▸ Problem to work on
Give back exactly the lines from the beginning of the listing below to the line holding "plt.rcParams['font.family'] = ['Liberation", both ends included; the pictures stay out.

==== Information shown ====

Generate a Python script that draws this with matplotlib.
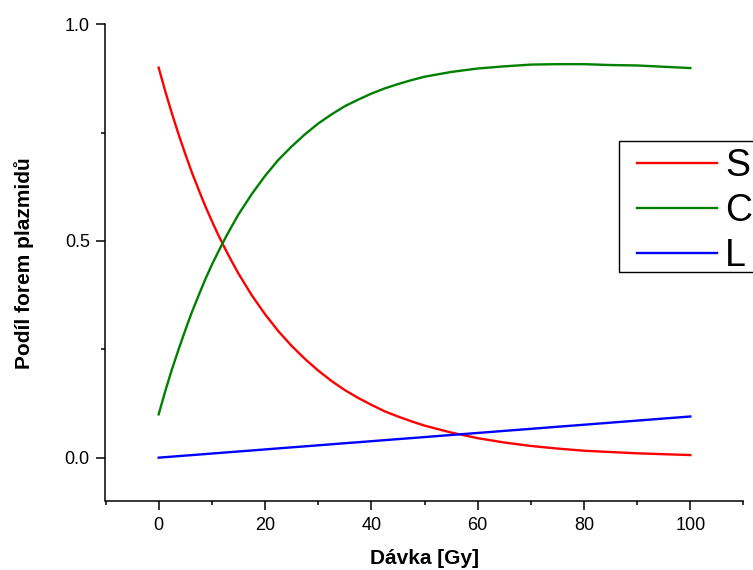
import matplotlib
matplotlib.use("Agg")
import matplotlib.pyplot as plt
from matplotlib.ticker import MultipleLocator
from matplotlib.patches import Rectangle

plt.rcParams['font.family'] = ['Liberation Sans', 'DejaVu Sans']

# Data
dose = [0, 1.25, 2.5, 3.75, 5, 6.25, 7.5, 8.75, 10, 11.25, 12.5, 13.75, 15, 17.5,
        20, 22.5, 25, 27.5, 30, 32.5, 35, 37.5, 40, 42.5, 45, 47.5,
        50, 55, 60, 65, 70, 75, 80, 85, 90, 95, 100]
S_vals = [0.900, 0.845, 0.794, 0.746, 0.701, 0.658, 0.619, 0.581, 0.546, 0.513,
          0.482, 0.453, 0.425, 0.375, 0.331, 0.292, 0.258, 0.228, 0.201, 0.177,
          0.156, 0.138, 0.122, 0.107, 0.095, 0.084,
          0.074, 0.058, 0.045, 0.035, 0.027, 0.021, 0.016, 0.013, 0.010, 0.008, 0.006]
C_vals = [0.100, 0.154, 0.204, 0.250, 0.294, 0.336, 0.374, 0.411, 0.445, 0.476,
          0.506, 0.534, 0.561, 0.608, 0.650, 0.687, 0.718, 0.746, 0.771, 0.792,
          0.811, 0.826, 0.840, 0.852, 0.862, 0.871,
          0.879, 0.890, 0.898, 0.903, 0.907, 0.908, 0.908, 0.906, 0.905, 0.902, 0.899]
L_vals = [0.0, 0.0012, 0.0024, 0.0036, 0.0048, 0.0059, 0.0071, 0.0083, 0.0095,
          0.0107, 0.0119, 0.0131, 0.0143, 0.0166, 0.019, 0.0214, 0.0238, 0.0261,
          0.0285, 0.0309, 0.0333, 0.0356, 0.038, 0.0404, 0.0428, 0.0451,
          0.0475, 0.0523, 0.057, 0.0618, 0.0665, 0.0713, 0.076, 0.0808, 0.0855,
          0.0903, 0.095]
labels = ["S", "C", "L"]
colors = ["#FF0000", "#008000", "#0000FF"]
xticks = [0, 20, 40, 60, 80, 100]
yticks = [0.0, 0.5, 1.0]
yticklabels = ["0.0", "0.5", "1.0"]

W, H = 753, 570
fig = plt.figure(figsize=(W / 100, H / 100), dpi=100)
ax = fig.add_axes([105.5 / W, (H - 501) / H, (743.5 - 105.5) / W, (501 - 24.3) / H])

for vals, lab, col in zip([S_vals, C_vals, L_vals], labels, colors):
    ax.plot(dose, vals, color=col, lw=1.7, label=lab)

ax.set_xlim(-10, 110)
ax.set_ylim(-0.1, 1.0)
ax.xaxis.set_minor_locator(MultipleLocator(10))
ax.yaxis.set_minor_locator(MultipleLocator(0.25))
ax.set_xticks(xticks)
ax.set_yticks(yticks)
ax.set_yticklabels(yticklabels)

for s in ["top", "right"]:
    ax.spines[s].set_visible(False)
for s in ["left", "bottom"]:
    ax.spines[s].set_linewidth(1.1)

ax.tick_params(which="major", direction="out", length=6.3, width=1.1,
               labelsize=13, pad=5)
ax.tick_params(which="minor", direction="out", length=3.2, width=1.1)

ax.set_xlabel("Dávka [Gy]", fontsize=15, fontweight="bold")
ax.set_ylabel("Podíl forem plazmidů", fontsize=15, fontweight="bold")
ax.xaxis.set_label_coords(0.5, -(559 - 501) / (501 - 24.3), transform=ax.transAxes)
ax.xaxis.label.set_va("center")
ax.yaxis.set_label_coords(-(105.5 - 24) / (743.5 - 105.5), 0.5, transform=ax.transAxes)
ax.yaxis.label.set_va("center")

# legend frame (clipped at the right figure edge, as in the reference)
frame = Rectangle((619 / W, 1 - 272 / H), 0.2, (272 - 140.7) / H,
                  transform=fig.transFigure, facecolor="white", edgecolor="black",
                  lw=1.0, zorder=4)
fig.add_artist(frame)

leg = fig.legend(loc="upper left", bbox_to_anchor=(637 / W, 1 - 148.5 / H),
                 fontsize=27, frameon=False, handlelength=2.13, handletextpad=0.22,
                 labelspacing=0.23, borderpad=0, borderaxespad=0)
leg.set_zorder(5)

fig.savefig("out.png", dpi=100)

====

▸ Exercise result
Generate a Python script that draws this with matplotlib.
import matplotlib
matplotlib.use("Agg")
import matplotlib.pyplot as plt
from matplotlib.ticker import MultipleLocator
from matplotlib.patches import Rectangle

plt.rcParams['font.family'] = ['Liberation Sans', 'DejaVu Sans']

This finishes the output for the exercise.